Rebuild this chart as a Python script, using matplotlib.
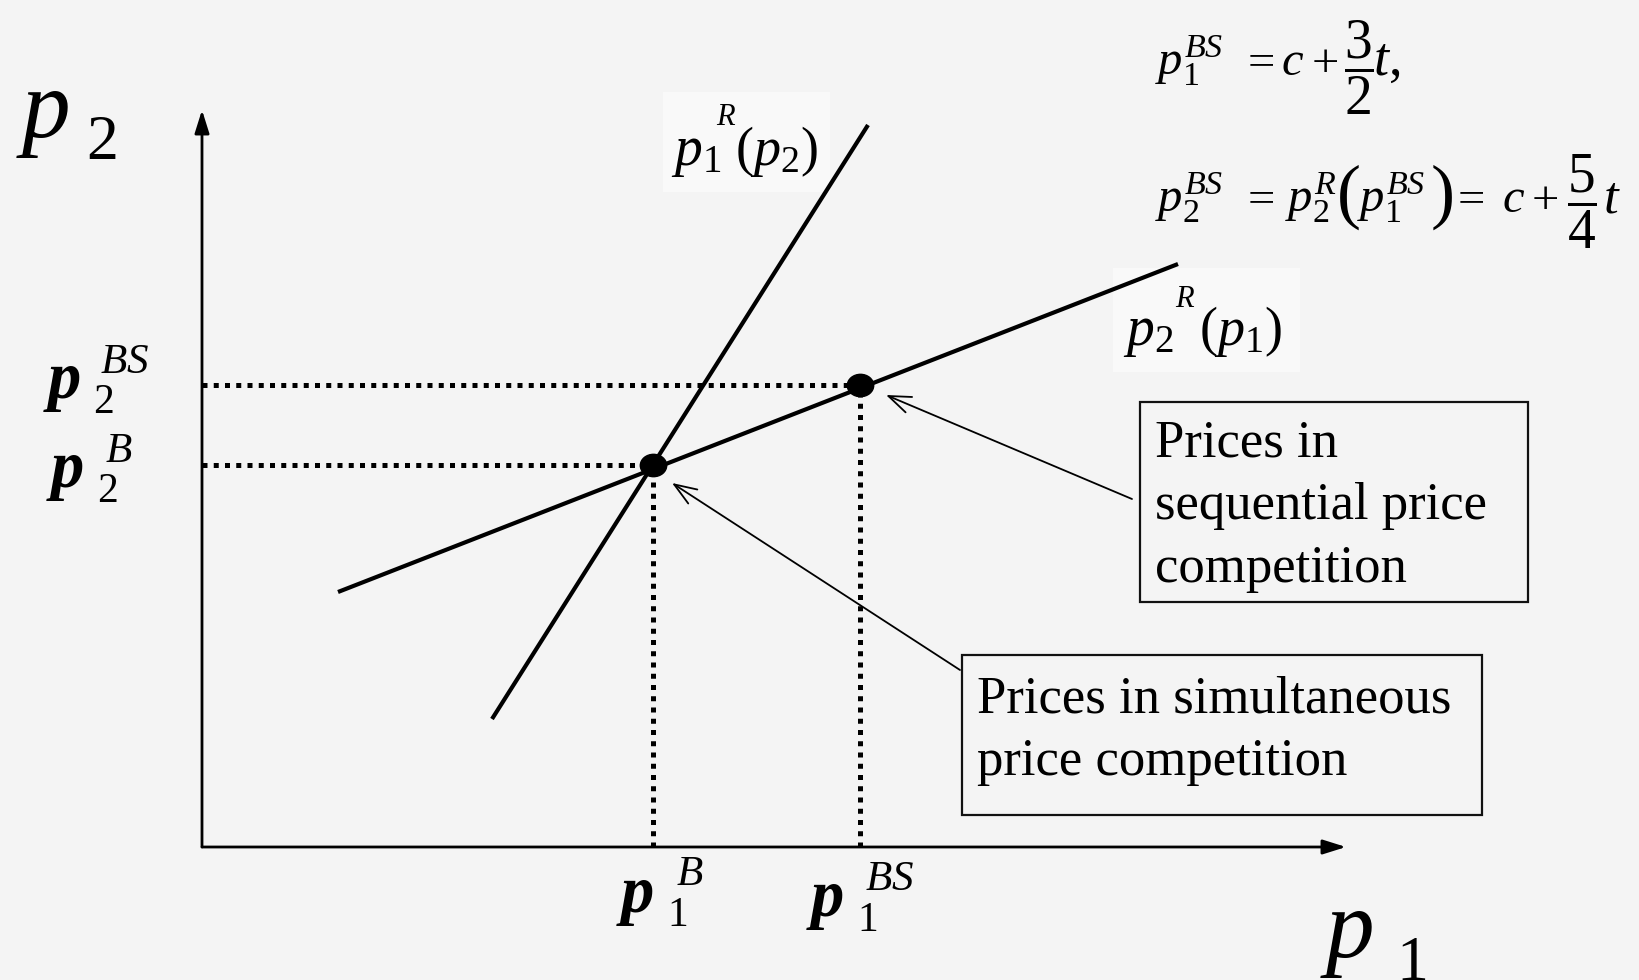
import matplotlib
matplotlib.use("Agg")
import matplotlib.pyplot as plt
from matplotlib.patches import Rectangle
from matplotlib.path import Path
from matplotlib.transforms import Affine2D

plt.rcParams['font.family'] = ['Liberation Serif', 'DejaVu Serif']
plt.rcParams['mathtext.fontset'] = 'custom'
plt.rcParams['mathtext.rm'] = 'Liberation Serif'
plt.rcParams['mathtext.it'] = 'Liberation Serif:italic'
plt.rcParams['mathtext.bf'] = 'Liberation Serif:bold:italic'

# ---------------- data (economic units) ----------------
p1_B, p2_B = 4.51, 3.82          # simultaneous (Bertrand) equilibrium
p1_BS, p2_BS = 6.58, 4.62        # sequential equilibrium
react1_p1 = [2.90, 6.66]          # p1^R(p2) end points
react1_p2 = [1.28, 7.22]
react2_p1 = [1.36, 9.76]          # p2^R(p1) end points
react2_p2 = [2.55, 5.83]
axis_p1_max = 11.44
axis_p2_max = 7.37

box_seq = ["Prices in", "sequential price", "competition"]
box_sim = ["Prices in simultaneous", "price competition"]

W, H = 1639, 980
BG = '#f4f4f4'

fig = plt.figure(figsize=(W / 100, H / 100), dpi=100, facecolor=BG)
ax = fig.add_axes([0, 0, 1, 1])
ax.set_xlim(-2.02, 14.37)
ax.set_ylim(-1.33, 8.47)
ax.axis('off')


def fxy(px, py):
    return (px / W, 1 - py / H)


def put(px, py, s, size, **kw):
    kw.setdefault('va', 'baseline')
    return fig.text(*fxy(px, py), s, fontsize=size, **kw)


# axes with arrows
arr = dict(arrowstyle='-|>,head_length=0.7,head_width=0.22', lw=2.0,
           color='black', shrinkA=0, shrinkB=0, mutation_scale=20)
ax.annotate('', xy=(0, axis_p2_max), xytext=(0, 0), arrowprops=arr)
ax.annotate('', xy=(axis_p1_max, 0), xytext=(0, 0), arrowprops=arr)

# label background panels (under the lines)
ax.add_patch(Rectangle(fxy(663, 192), 167 / W, 100 / H, transform=fig.transFigure,
                       facecolor='#f9f9f9', edgecolor='none', zorder=0.5))
ax.add_patch(Rectangle(fxy(1113, 372), 187 / W, 104 / H, transform=fig.transFigure,
                       facecolor='#f9f9f9', edgecolor='none', zorder=0.5))

# reaction functions
ax.plot(react1_p1, react1_p2, color='black', lw=3.0, solid_capstyle='butt', zorder=2)
ax.plot(react2_p1, react2_p2, color='black', lw=3.0, solid_capstyle='butt', zorder=2)

# dotted guide lines
dot = dict(color='black', lw=3.6, ls=(0, (1, 1.25)), dash_capstyle='butt')
ax.plot([0, p1_B], [p2_B, p2_B], **dot)
ax.plot([p1_B, p1_B], [0, p2_B], **dot)
ax.plot([0, p1_BS], [p2_BS, p2_BS], **dot)
ax.plot([p1_BS, p1_BS], [0, p2_BS], **dot)

# equilibrium points (slightly elliptical)
ell = Path.unit_circle().transformed(Affine2D().scale(1.18, 1.0))
ax.plot([p1_B, p1_BS], [p2_B, p2_BS], ls='none', marker=ell,
        markersize=19, color='black', zorder=5)

# ---------------- axis labels ----------------
put(16, 137, r'$p$', 70)
put(86, 159, '2', 46)
put(1320, 957, r'$p$', 70)
put(1396, 980, '1', 46)


def tick_label(px, py, sub, sup, sub_xy, sup_xy):
    put(px, py, r'$\mathbf{p}$', 48)
    put(sub_xy[0], sub_xy[1], sub, 30)
    put(sup_xy[0], sup_xy[1], r'$%s$' % sup, 31)


tick_label(43, 398, '2', 'BS', (93, 413), (100, 373))
tick_label(46, 487, '2', 'B', (97, 502), (105, 462))
tick_label(616, 912, '1', 'B', (667, 926), (676, 885))
tick_label(806, 916, '1', 'BS', (857, 931), (865, 890))

# ---------------- reaction function labels ----------------
put(671, 165, r'$p_1$', 40)
put(716, 125, r'$R$', 22)
put(735, 165, r'$(p_2)$', 39)

put(1123, 345, r'$p_2$', 40)
put(1175, 307, r'$R$', 22)
put(1199, 345, r'$(p_1)$', 39)

# ---------------- equations ----------------
EQ, FR = 35, 40
# line 1
put(1155, 75, r'$p_1^{BS}$', EQ)
put(1240, 75, r'$=$', EQ)
put(1281, 75, r'$c$', EQ)
put(1311, 75, r'$+$', EQ)
put(1344, 86, r'$\dfrac{3}{2}$', FR)
put(1373, 75, r'$t,$', EQ + 4)
# line 2
put(1155, 212, r'$p_2^{BS}$', EQ)
put(1240, 212, r'$=$', EQ)
put(1285, 212, r'$p_2^{R}$', EQ)
put(1336, 215, r'$($', 52)
put(1357, 212, r'$p_1^{BS}$', EQ)
put(1430, 215, r'$)$', 52)
put(1450, 212, r'$=$', EQ)
put(1502, 212, r'$c$', EQ)
put(1531, 212, r'$+$', EQ)
put(1567, 220, r'$\dfrac{5}{4}$', FR)
put(1603, 212, r'$t$', EQ + 3)

# ---------------- annotation boxes ----------------
fig.add_artist(Rectangle(fxy(1140, 602), 388 / W, 200 / H, transform=fig.transFigure,
                         fill=False, edgecolor='#111111', lw=1.6))
for i, line in enumerate(box_seq):
    put(1155, 456 + 63 * i, line, 38)

fig.add_artist(Rectangle(fxy(962, 815), 520 / W, 160 / H, transform=fig.transFigure,
                         fill=False, edgecolor='#111111', lw=1.6))
for i, line in enumerate(box_sim):
    put(977, 712 + 63 * i, line, 38)

thin = dict(arrowstyle='->,head_length=0.8,head_width=0.3', lw=1.3, color='black',
            shrinkA=0, shrinkB=0, mutation_scale=20)
ax.annotate('', xy=fxy(886, 395), xycoords='figure fraction',
            xytext=fxy(1132, 499), textcoords='figure fraction', arrowprops=thin)
ax.annotate('', xy=fxy(672, 483), xycoords='figure fraction',
            xytext=fxy(960, 670), textcoords='figure fraction', arrowprops=thin)

fig.savefig('out.png', dpi=100, facecolor=BG)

What this task involves —
Write out an exact copy of the listing, first line through the line containing "return fig.text(*fxy(px, py), s, fontsize=size, **kw)", with the pictures left out.

Task result —
Rebuild this chart as a Python script, using matplotlib.
import matplotlib
matplotlib.use("Agg")
import matplotlib.pyplot as plt
from matplotlib.patches import Rectangle
from matplotlib.path import Path
from matplotlib.transforms import Affine2D

plt.rcParams['font.family'] = ['Liberation Serif', 'DejaVu Serif']
plt.rcParams['mathtext.fontset'] = 'custom'
plt.rcParams['mathtext.rm'] = 'Liberation Serif'
plt.rcParams['mathtext.it'] = 'Liberation Serif:italic'
plt.rcParams['mathtext.bf'] = 'Liberation Serif:bold:italic'

# ---------------- data (economic units) ----------------
p1_B, p2_B = 4.51, 3.82          # simultaneous (Bertrand) equilibrium
p1_BS, p2_BS = 6.58, 4.62        # sequential equilibrium
react1_p1 = [2.90, 6.66]          # p1^R(p2) end points
react1_p2 = [1.28, 7.22]
react2_p1 = [1.36, 9.76]          # p2^R(p1) end points
react2_p2 = [2.55, 5.83]
axis_p1_max = 11.44
axis_p2_max = 7.37

box_seq = ["Prices in", "sequential price", "competition"]
box_sim = ["Prices in simultaneous", "price competition"]

W, H = 1639, 980
BG = '#f4f4f4'

fig = plt.figure(figsize=(W / 100, H / 100), dpi=100, facecolor=BG)
ax = fig.add_axes([0, 0, 1, 1])
ax.set_xlim(-2.02, 14.37)
ax.set_ylim(-1.33, 8.47)
ax.axis('off')


def fxy(px, py):
    return (px / W, 1 - py / H)


def put(px, py, s, size, **kw):
    kw.setdefault('va', 'baseline')
    return fig.text(*fxy(px, py), s, fontsize=size, **kw)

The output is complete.